Hi everyone I have extracted some html elements from a webiste using beautifulsoup and find_all. Therefore I have received a list of list of bs4.elements.ResultSet like this:
[[<li >neu</li>],
[<li >neu</li>],
[<li >neu</li>, <li >Terrasse</li>],
[<li >neu</li>,
<li >Terrasse</li>,
<li >Parkplatz</li>]
I would now like to retrieve the text within the bs4 elements and keep the same format of list. I have been experimenting with creating two loops.
fet = []
for feat in features_bs:
for fets in feat:
fet.append(fets.text)
features.append(fet)
The first loop looks at every list (feat) within the original list (features_bs). The second looks at every elements (fets) in every inside list (feats) and then changes the element to text. I would now have liked to append the text back into an empty list (fet), however I would like to keep the same format as before with lists inside lists. At the moment I only get the text inside the first loop like this:
['neu',
'neu',
'neu',
'Terrasse',
'neu',
'Terrasse',
'Parkplatz']
However I would like the output to be:
[['neu'],
['neu'],
['neu','Terrase'],
['neu'],
['Terrase']
['Parkplatz']]
Thanks for the help in advance.
CodePudding user response:
Near to your goal - but there is one temporary list missing:
fet = []
for feat in features_bs:
el = []
for fets in feat:
el.append(fets.text)
fet.append(el)
fet
Output:
[['neu'], ['neu'], ['neu', 'Terrasse'], ['neu'], ['Terrasse'], ['Parkplatz']]

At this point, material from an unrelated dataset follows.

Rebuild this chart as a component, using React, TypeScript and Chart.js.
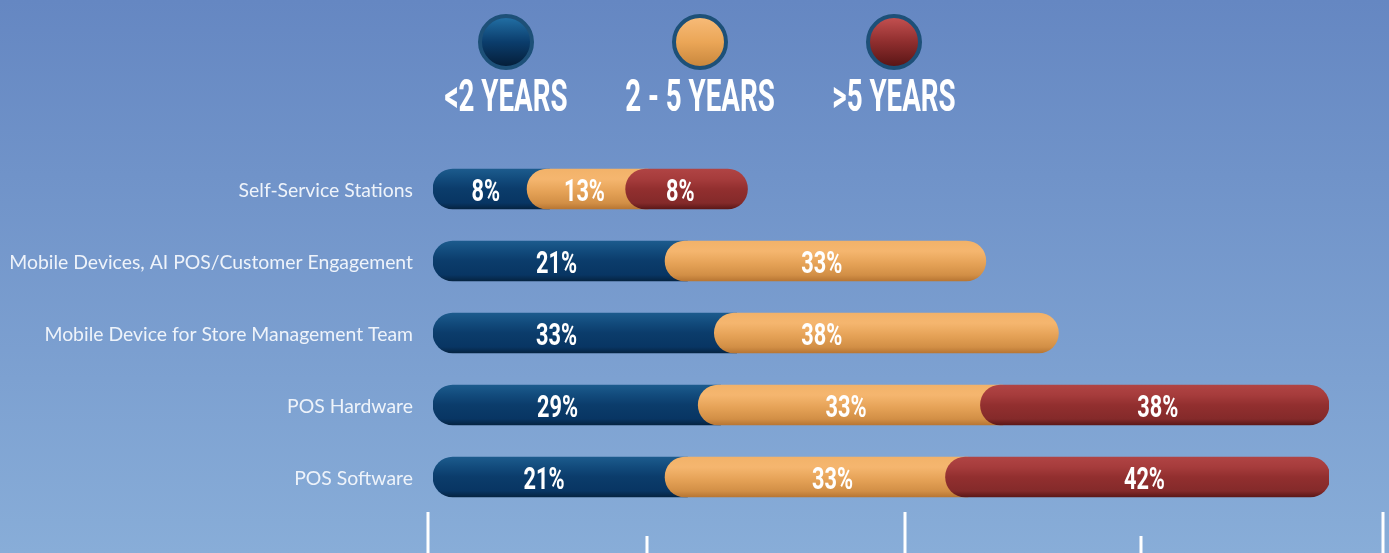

You could also lean your process and transform it directly into your expected format:
from bs4 import BeautifulSoup
html = '''
<ul>
<li >neu</li>
</ul>
<ul>
<li >neu</li>
</ul>
<ul>
<li >neu</li>, <li >Terrasse</li>
</ul>
<ul>
<li >neu</li>
</ul>
<ul>
<li >Terrasse</li>
</ul>
<ul>
<li >Parkplatz</li>
</ul>
'''
soup = BeautifulSoup(html)
data = []
for ul in soup.find_all('ul'):
el = []
for e in ul.find_all('li'):
el.append(e)
data.append(el)
data
Output:
[['neu'], ['neu'], ['neu', 'Terrasse'], ['neu'], ['Terrasse'], ['Parkplatz']]